NSF-supported Grand Challenges in Resilience Workshop Coming in Spring

We are going to be organizing the second edition of NSF-sponsored Grand Challenges in Resilience workshop in Spring. This will be an in-person event with 30-35 invited participants from academia, industry, and government.

The workshop will focus on two broad questions:

  1. We want to know how to design systems to avoid failures, both natural and malicious.
  2. We want to design systems to bounce back quickly if such failures occur.

We will answer these questions in the context of:

  1. Cyber systems
  2. Cyber-physical systems
  3. Socio-technical systems

The workshop will reflect on the current state-of-art and state-of-practice for the above two questions. It will then bring out the research and the translational challenges to make our infrastructures truly resilient. It is proposed to host this workshop in a hybrid mode, with both in-person and virtual participation. The workshop will bring together external thought and action leaders in the area of resilient systems, drawn from universities, federal laboratories, and commercial organizations and providing multi-disciplinary and convergent perspectives. The workshop will be broad-based considering areas of resilient and adaptive cyberinfrastructures, resilient cyber-physical systems, and scientific foundations of resilient socio-technical systems. The workshop will be hosted by Purdue’s Center for Resilient Infrastructures, Systems, and Processes (CRISP) and will address three broad technical themes.

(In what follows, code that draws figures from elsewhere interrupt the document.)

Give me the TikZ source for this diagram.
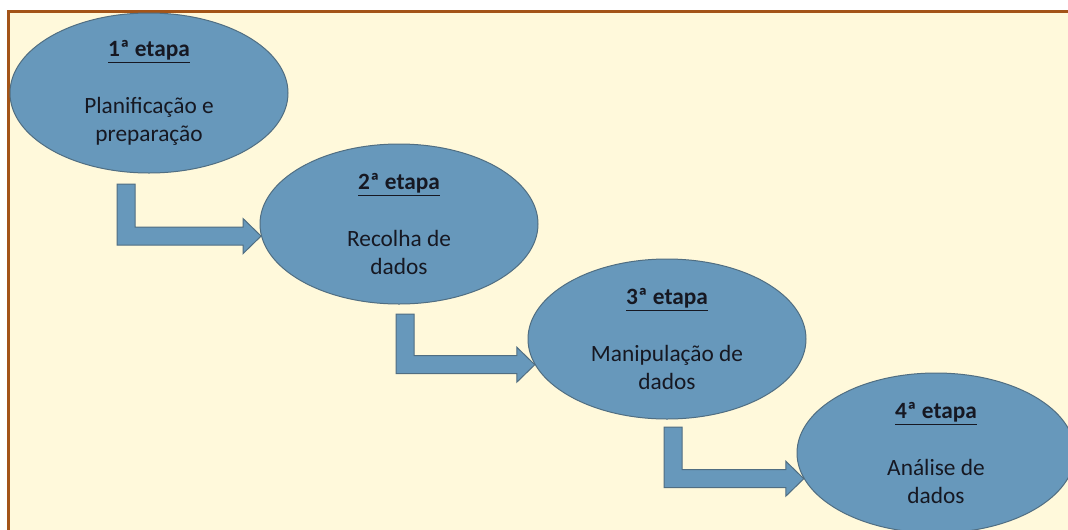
\documentclass[tikz,border=0pt]{standalone}
\usepackage{fontspec}
\setmainfont{Carlito}
\usetikzlibrary{shapes.geometric,calc}

\definecolor{slidepaper}{RGB}{255,249,219}
\definecolor{framebrown}{RGB}{163,84,24}
\definecolor{stagefill}{RGB}{103,152,187}
\definecolor{stageline}{RGB}{80,110,130}
\definecolor{ink}{RGB}{22,24,34}

\tikzset{
  stage/.style={ellipse, draw=stageline, fill=stagefill, line width=0.75pt,
    minimum width=208.5pt, minimum height=120pt, inner sep=1pt,
    align=center, text=ink, font={\fontsize{17.5}{21}\selectfont}},
  bentarrow/.style={draw=stageline, fill=stagefill, line width=0.75pt, line join=miter}
}

\newcommand\stagetext[3]{\underline{\textbf{#1}}\\[21.75pt]#2\\#3}
% bent block arrow: #1 top of the shaft, #2 tip
\newcommand\bentlink[2]{%
  \path[bentarrow] ($(#1)+(-9,0)$) -- ($(#1)+(9,0)$) -- ($(#1 |- #2)+(9,-9)$)
    -- ($(#2)+(-18,-9)$) -- ($(#2)+(-18,-17.5)$) -- (#2)
    -- ($(#2)+(-18,17.5)$) -- ($(#2)+(-18,9)$)
    -- ($(#1 |- #2)+(-9,9)$) -- cycle;}

\begin{document}
\begin{tikzpicture}[x=0.75pt,y=0.75pt,yscale=-1,xscale=1]
\useasboundingbox (0,0) rectangle (1068,529);

%Frame
\draw[framebrown, fill=slidepaper, line width=2.25pt] (8.5,11.5) rectangle (1090,545);

%Stages
\node[stage] (s1) at (149,93) {\stagetext{1ª etapa}{Planificação e}{preparação}};
\node[stage] (s2) at (399,224) {\stagetext{2ª etapa}{Recolha de}{dados}};
\node[stage] (s3) at (667,339) {\stagetext{3ª etapa}{Manipulação de}{dados}};
\node[stage] (s4) at (936,453) {\stagetext{4ª etapa}{Análise de}{dados}};

%Arrows
\coordinate (t1) at (126,184);
\coordinate (t2) at (405,314);
\coordinate (t3) at (673,427);
\bentlink{t1}{s2.185}
\bentlink{t2}{s3.191}
\bentlink{t3}{s4.191}

\end{tikzpicture}
\end{document}
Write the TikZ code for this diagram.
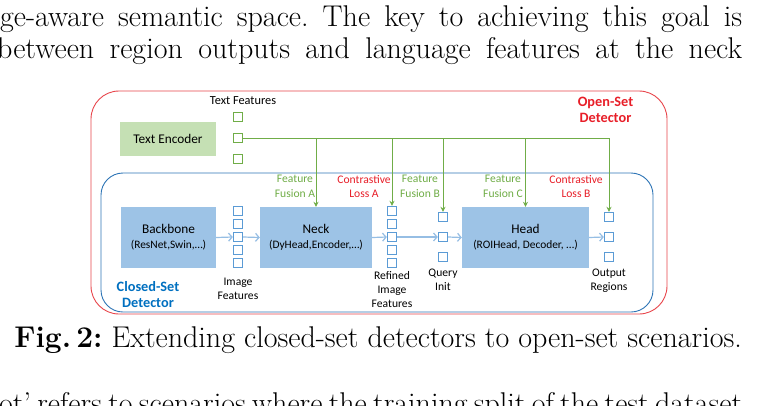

  1. How can autonomous systems be made more resilient? This will include discussion of human on/in-the-loop autonomy. 
  2. How to build in probabilistic guarantees in our CPS operations? We want to provide such guarantees even when the systems are subject to perturbations, both anticipated and unanticipated. 
  3. How can we make our systems resilient to black swan events? As we are living through one such, we are fast accumulating a set of best principles and practices to make our computing systems and socio-technical systems resilient to such events. Our discussion will bring out principles that will aid societies to bounce back from such events.

The workshop will unify these and lay out ideas for further development. The workshop will provide significant societal benefits.  The topic is timely and relevant to challenges to our systems through natural disasters and cyberattacks.  Workshop results will be published online and open to the broad community of researchers. The workshop will disseminate results through rich multimedia material in addition to the traditional method of scientific publications.